New Directive Clarifies Existing Use of Force Policy at CBP

Written by on March 11, 2014 in Border, Customs and Border Patrol with 0 Comments

11935016783_5c331b9e6a_bIn the wake of a leaked report exposing Border Patrol agents’ use of excessive force, U.S. Customs and Border Protection (CBP) issued a new directive last Friday attempting, indirectly, to address some of the allegations.  The report, authored by the Police Executive Research Forum (PERF), stemmed from its review of CBP shooting incidents from January 2010 to October 2012. Although CBP refused to disclose both the full report and its internal response, the Los Angeles Times obtained leaked versions and published its key discoveries, including criticism for CBP’s “lack of diligence” in monitoring Border Patrol agents’ use of force.
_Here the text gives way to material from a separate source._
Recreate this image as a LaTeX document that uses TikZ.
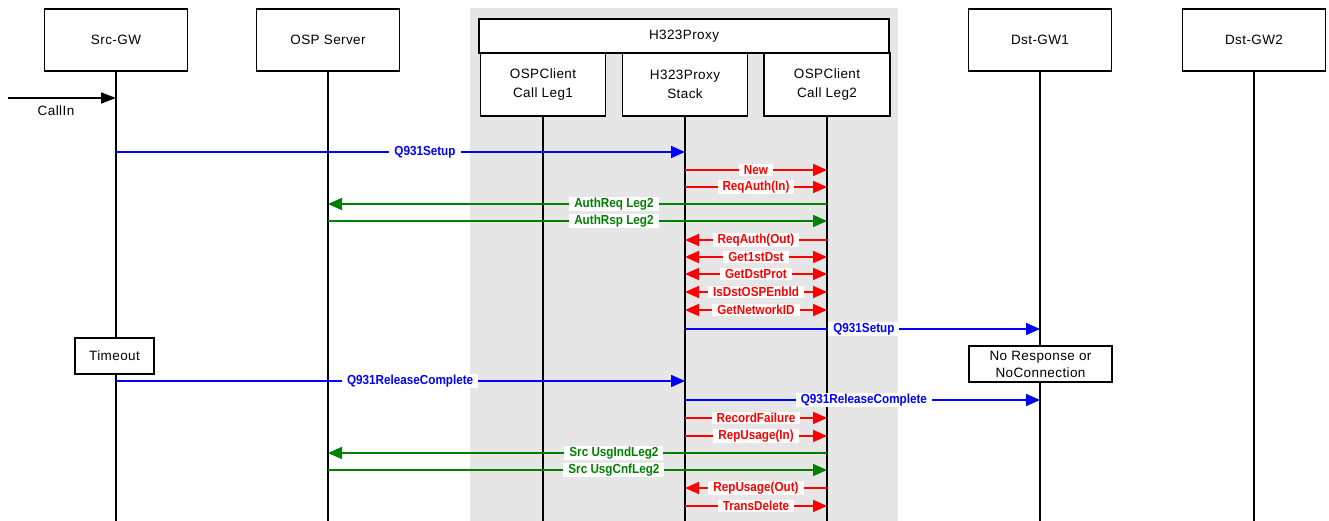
\documentclass[tikz,border=0pt]{standalone}
\usepackage{fontspec}
\setmainfont{Liberation Sans}
\newfontfamily\boxfont[LetterSpace=3]{Liberation Sans}
\usetikzlibrary{arrows.meta}
\definecolor{msgblue}{RGB}{0,0,255}
\definecolor{msgred}{RGB}{255,0,0}
\definecolor{msggreen}{RGB}{0,128,0}
\definecolor{proxybg}{RGB}{230,230,230}
\tikzset{
  entity/.style={draw=black, line width=1.1pt, fill=white, inner sep=0pt, align=center,
    font=\boxfont\fontsize{13.5}{19}\selectfont},
  lifeline/.style={draw=black, line width=1.3pt},
  tip/.style={-{Triangle[length=14pt,width=12pt]}},
  dtip/.style={{Triangle[length=14pt,width=12pt]}-{Triangle[length=14pt,width=12pt]}},
  blue msg/.style={draw=msgblue, line width=1.7pt, text=msgblue},
  red msg/.style={draw=msgred, line width=1.7pt, text=msgred},
  green msg/.style={draw=msggreen, line width=1.7pt, text=msggreen},
  lbl/.style={fill=white, inner xsep=5pt, inner ysep=1pt,
    font=\bfseries\fontsize{11.7}{12}\selectfont}
}
% #1 style, #2 from lifeline, #3 to lifeline, #4 y, #5 text, #6 label position
\newcommand\seqmsg[6]{%
  \draw[#1] (#2 |- 0,#4) -- node[lbl,pos=#6]{\scalebox{1}[1.12]{#5}} (#3 |- 0,#4);}
\begin{document}
\begin{tikzpicture}[x=1pt,y=-1pt]
\useasboundingbox (0,0) rectangle (1329,521);
% proxy background
\fill[proxybg] (470,8) rectangle (898,521);

% participants
\node[entity, minimum width=143pt, minimum height=62pt] (src)  at (116,40) {Src-GW};
\node[entity, minimum width=143pt, minimum height=62pt] (osp)  at (328,40) {OSP Server};
\node[entity, minimum width=410pt, minimum height=34pt] (proxy) at (684,36) {H323Proxy};
\node[entity, minimum width=125pt, minimum height=63pt] (leg1)  at (543,84.5) {OSPClient\\Call Leg1};
\node[entity, minimum width=125pt, minimum height=63pt] (stack) at (685,84.5) {H323Proxy\\Stack};
\node[entity, minimum width=126pt, minimum height=63pt] (leg2)  at (827,84.5) {OSPClient\\Call Leg2};
\node[entity, minimum width=143pt, minimum height=62pt] (dst1) at (1040,40) {Dst-GW1};
\node[entity, minimum width=143pt, minimum height=62pt] (dst2) at (1254,40) {Dst-GW2};

% lifelines
\foreach \p in {src,osp,leg1,stack,leg2,dst1,dst2}
  \draw[lifeline] (\p.south) -- (\p.south |- 0,521);

% incoming call
\coordinate (callsrc) at (8,98);
\draw[line width=1.5pt, -{Triangle[length=15pt,width=11pt]}] (callsrc) -- (src.south |- callsrc);
\node[font=\boxfont\fontsize{13.5}{16}\selectfont] (callin) at (56,111) {CallIn};

% messages
\seqmsg{blue msg,tip}{src}{stack}{152}{Q931Setup}{0.543}
\seqmsg{red msg,tip}{stack}{leg2}{170}{New}{0.5}
\seqmsg{red msg,tip}{stack}{leg2}{187}{ReqAuth(In)}{0.5}
\seqmsg{green msg,tip}{leg2}{osp}{204}{AuthReq Leg2}{0.427}
\seqmsg{green msg,tip}{osp}{leg2}{221}{AuthRsp Leg2}{0.573}
\seqmsg{red msg,tip}{leg2}{stack}{240}{ReqAuth(Out)}{0.5}
\seqmsg{red msg,dtip}{stack}{leg2}{257}{Get1stDst}{0.5}
\seqmsg{red msg,dtip}{stack}{leg2}{274}{GetDstProt}{0.5}
\seqmsg{red msg,dtip}{stack}{leg2}{292}{IsDstOSPEnbld}{0.5}
\seqmsg{red msg,dtip}{stack}{leg2}{310}{GetNetworkID}{0.5}
\seqmsg{blue msg,tip}{stack}{dst1}{329}{Q931Setup}{0.504}
\seqmsg{blue msg,tip}{src}{stack}{381}{Q931ReleaseComplete}{0.517}
\seqmsg{blue msg,tip}{stack}{dst1}{400}{Q931ReleaseComplete}{0.504}
\seqmsg{red msg,tip}{stack}{leg2}{418}{RecordFailure}{0.5}
\seqmsg{red msg,tip}{stack}{leg2}{436}{RepUsage(In)}{0.5}
\seqmsg{green msg,tip}{leg2}{osp}{453}{Src UsgIndLeg2}{0.427}
\seqmsg{green msg,tip}{osp}{leg2}{470}{Src UsgCnfLeg2}{0.573}
\seqmsg{red msg,tip}{leg2}{stack}{488}{RepUsage(Out)}{0.5}
\seqmsg{red msg,tip}{stack}{leg2}{506}{TransDelete}{0.5}

% notes on lifelines
\node[entity, minimum width=79pt, minimum height=36pt] (timeout) at (114.5,356) {Timeout};
\node[entity, minimum width=143pt, minimum height=36pt, font=\boxfont\fontsize{13.5}{17}\selectfont]
  (noresp) at (1040.5,364) {No Response or\\NoConnection};
\end{tikzpicture}
\end{document}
Border Patrol Chief Michael Fisher issued the new directive, Use of Safe Tactics and Techniques, to clarify “existing guidelines” in the CBP Use of Force policy.  According to agency policy, “deadly force may only be used if an agent has a reasonable belief, based on the totality of the circumstances, that the subject of such force poses an imminent danger of death or serious physical injury to the agent of another person.” However, the existing policy does not clearly address situations in which an officer’s own conduct exacerbates the potential danger. Although it would be reasonable to assume that Border Patrol agents would not expose themselves to needless danger, the PERF report uncovers instances in which Border Patrol agents intentionally jeopardize their safety in order to manufacture a pretext for using lethal force.

For instance, according to the Los Angeles Times, one finding from the PERF report reveals Border Patrol agents placing themselves in front of moving vehicles in order to justify using force. As the authors of the PERF report explain:

It is suspected that in many vehicle shooting cases, the subject driver was attempting to flee from the agents who intentionally put themselves into the exit path of the vehicle, thereby exposing themselves to additional risk and creating justification for the use of deadly force.
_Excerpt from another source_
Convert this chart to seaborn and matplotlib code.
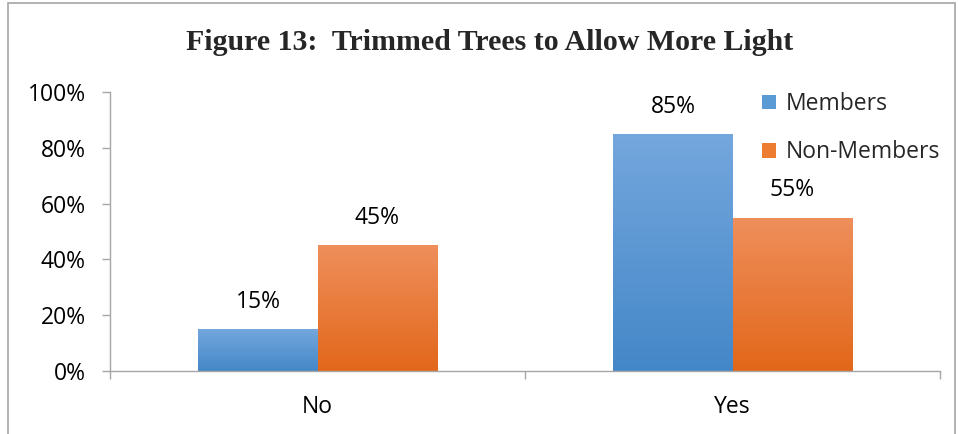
import numpy as np
import pandas as pd
import matplotlib
matplotlib.use("Agg")
import matplotlib.pyplot as plt
import seaborn as sns
from matplotlib.patches import Rectangle, Patch
from matplotlib.colors import LinearSegmentedColormap

categories = ["No", "Yes"]
series = ["Members", "Non-Members"]
members = [0.15, 0.85]
non_members = [0.45, 0.55]
ytick_vals = [0, 0.2, 0.4, 0.6, 0.8, 1.0]
ytick_labels = ["0%", "20%", "40%", "60%", "80%", "100%"]
title = "Figure 13:  Trimmed Trees to Allow More Light"

df = pd.DataFrame({
    "Response": categories * 2,
    "Group": [series[0]] * 2 + [series[1]] * 2,
    "Value": members + non_members,
})

sns.set_theme(style="white")
plt.rcParams["font.family"] = ["Open Sans", "DejaVu Sans"]

FS = 16.5
top_cols = {"Members": "#74A7DD", "Non-Members": "#EF8F5C"}
bot_cols = {"Members": "#4487C8", "Non-Members": "#E2671A"}
mid_cols = {"Members": "#5B9BD5", "Non-Members": "#ED7D31"}

fig = plt.figure(figsize=(9.58, 4.34), dpi=100)
ax = fig.add_axes([110/958, 1-371/434, 830/958, (371-92)/434])

sns.barplot(data=df, x="Response", y="Value", hue="Group", hue_order=series,
            palette=mid_cols, width=0.574, gap=0, saturation=1, ax=ax,
            legend=False, linewidth=0)

ax.set_xlim(-0.5, 1.5)
ax.set_ylim(0, 1.0)

# gradient fill on bars
for container, grp in zip(ax.containers, series):
    cmap = LinearSegmentedColormap.from_list(grp, [bot_cols[grp], top_cols[grp]])
    for bar, val in zip(container.patches, container.datavalues):
        x0, y0 = bar.get_x(), bar.get_y()
        w, h = bar.get_width(), bar.get_height()
        grad = np.linspace(0, 1, 256).reshape(-1, 1)
        im = ax.imshow(grad, extent=[x0, x0 + w, y0, y0 + h], origin="lower",
                       cmap=cmap, aspect="auto", zorder=bar.get_zorder())
        im.set_clip_path(bar)
        bar.set_alpha(0)
        ax.annotate(f"{val*100:.0f}%", (x0 + w/2, y0 + h), xytext=(0, 11),
                    textcoords="offset points", ha="center", va="bottom",
                    fontsize=FS, color="#000000")
ax.set_xlim(-0.5, 1.5)
ax.set_ylim(0, 1.0)

ax.set_yticks(ytick_vals)
ax.set_yticklabels(ytick_labels, fontsize=FS)
ax.set_xticks([0, 1])
ax.set_xticklabels(categories, fontsize=FS)
ax.set_xlabel("")
ax.set_ylabel("")

for s in ["top", "right"]:
    ax.spines[s].set_visible(False)
for s in ["left", "bottom"]:
    ax.spines[s].set_color("#A6A6A6")
    ax.spines[s].set_linewidth(1.0)

ax.tick_params(axis="y", which="both", left=True, length=5.8, color="#A6A6A6",
               width=1, pad=11.5, labelcolor="black")
ax.tick_params(axis="x", which="major", bottom=False, pad=11.5, labelcolor="black")
ax.set_xticks([-0.5, 0.5, 1.5], minor=True)
ax.tick_params(axis="x", which="minor", bottom=True, length=6, color="#A6A6A6", width=1)

handles = [Patch(facecolor=mid_cols[s], edgecolor="none", label=s) for s in series]
leg = ax.legend(handles=handles, loc="upper left", bbox_to_anchor=(0.7855, 0.999),
                frameon=False, fontsize=FS, handlelength=0.6, handleheight=0.6,
                handletextpad=0.45, labelspacing=1.05, borderaxespad=0, borderpad=0)

fig.text(490/958, 1-43/434, title, ha="center", va="center",
         fontsize=21.5, fontweight="bold", family=["Liberation Serif", "DejaVu Serif"])

fig.patches.append(Rectangle((8/958, -0.05), (955-8)/958, 1.05 - 3/434,
                             transform=fig.transFigure, fill=False,
                             edgecolor="#A6A6A6", linewidth=1.2))

fig.savefig("out.png", dpi=100)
While Fisher does not specifically acknowledge this finding, the new directive restricts Border Patrol agents from shooting at moving vehicles merely fleeing from agents. It also states that “agents should not place themselves in the path of a moving vehicle or use their body to block a vehicle’s path.” This clarification hopefully will decrease the number of shootings at moving cars, a CBP practice that poses a danger to passengers, Border Patrol agents, and bystanders alike.
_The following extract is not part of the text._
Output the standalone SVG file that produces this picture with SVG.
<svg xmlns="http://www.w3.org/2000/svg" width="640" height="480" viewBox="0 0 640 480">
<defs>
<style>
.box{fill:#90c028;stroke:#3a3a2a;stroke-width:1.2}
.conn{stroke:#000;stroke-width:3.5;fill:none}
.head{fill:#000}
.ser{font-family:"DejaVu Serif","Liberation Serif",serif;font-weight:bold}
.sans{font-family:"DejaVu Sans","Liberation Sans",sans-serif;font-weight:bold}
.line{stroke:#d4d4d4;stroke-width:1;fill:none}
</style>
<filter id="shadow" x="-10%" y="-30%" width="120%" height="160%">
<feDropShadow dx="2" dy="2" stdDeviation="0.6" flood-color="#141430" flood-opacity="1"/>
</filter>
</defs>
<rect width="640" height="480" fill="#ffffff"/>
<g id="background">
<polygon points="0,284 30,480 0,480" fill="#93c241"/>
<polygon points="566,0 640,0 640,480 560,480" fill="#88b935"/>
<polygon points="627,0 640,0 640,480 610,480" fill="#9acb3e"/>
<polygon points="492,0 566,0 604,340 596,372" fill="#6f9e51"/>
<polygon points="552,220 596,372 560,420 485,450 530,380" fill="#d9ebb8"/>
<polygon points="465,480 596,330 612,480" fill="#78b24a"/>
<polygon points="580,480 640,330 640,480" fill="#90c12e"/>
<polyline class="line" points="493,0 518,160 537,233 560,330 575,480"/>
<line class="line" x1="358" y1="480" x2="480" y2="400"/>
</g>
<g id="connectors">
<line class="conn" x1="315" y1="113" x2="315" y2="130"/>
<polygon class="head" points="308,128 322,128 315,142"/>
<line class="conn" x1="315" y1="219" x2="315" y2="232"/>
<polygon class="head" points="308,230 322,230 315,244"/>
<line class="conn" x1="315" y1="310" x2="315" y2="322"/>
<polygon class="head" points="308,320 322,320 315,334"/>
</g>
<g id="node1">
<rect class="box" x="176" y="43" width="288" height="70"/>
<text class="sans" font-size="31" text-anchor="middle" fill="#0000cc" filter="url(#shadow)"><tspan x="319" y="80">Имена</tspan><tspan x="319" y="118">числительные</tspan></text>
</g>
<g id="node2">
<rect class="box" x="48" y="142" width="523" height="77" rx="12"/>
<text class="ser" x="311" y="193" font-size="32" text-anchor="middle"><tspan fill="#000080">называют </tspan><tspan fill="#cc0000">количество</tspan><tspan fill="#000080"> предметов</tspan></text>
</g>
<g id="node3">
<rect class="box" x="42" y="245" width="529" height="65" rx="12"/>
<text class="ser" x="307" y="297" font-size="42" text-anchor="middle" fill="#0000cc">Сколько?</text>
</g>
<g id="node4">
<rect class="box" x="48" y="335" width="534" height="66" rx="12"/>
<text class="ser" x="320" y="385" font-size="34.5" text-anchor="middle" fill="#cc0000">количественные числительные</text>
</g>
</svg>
Additionally, the directive indirectly responds to PERF’s allegations that Border Patrol agents use lethal force against rock throwers out of frustration, rather than any imminent danger. In some of the most egregious examples of the misuse of lethal force, Border Patrol agents have been found to shoot at rock throwers on the Mexican side of the border, wounding and sometimes killing people on Mexican soil. The new directive addresses these concerns, stating:

Agents shall not discharge firearms in response to thrown or hurled projectiles unless the agent has a reasonable belief, based on the totality of the circumstances, to include the size and nature of the projectiles, that the subject of such force poses an imminent danger of death or serious injury.

The directive encourages Border Patrol agents to obtain “tactical advantage” by “seeking cover or distancing themselves from the immediate area of danger.” Still, this directive falls short of demands by advocacy organizations to ban the use of lethal force against rock throwers altogether.

Although the Fisher directive suggests a willingness to adjust CBP’s use of force policy, it is merely a small step toward a much greater need for reform. After all, the Los Angeles Times reports that CBP’s internal response to the PERF report rejects its major recommendations. Instead of issuing backdoor replies to PERF’s findings, CBP must publicly release the PERF report and accompanying agency response. Even Jeh Johnson, the new Secretary of Homeland Security, is encouraging greater transparency, explaining that transparency is “essential to the credibility of a law enforcement agency within the communities it operates.” Hopefully, Secretary Johnson’s leadership will generate increased transparency from CBP. One promising sign is Chief Fisher’s indication that an update to the CBP Use of Force Handbook is its “final stages.” In the meantime, disclosing the PERF report would be a fitting first step to establishing trust between CBP and the general public.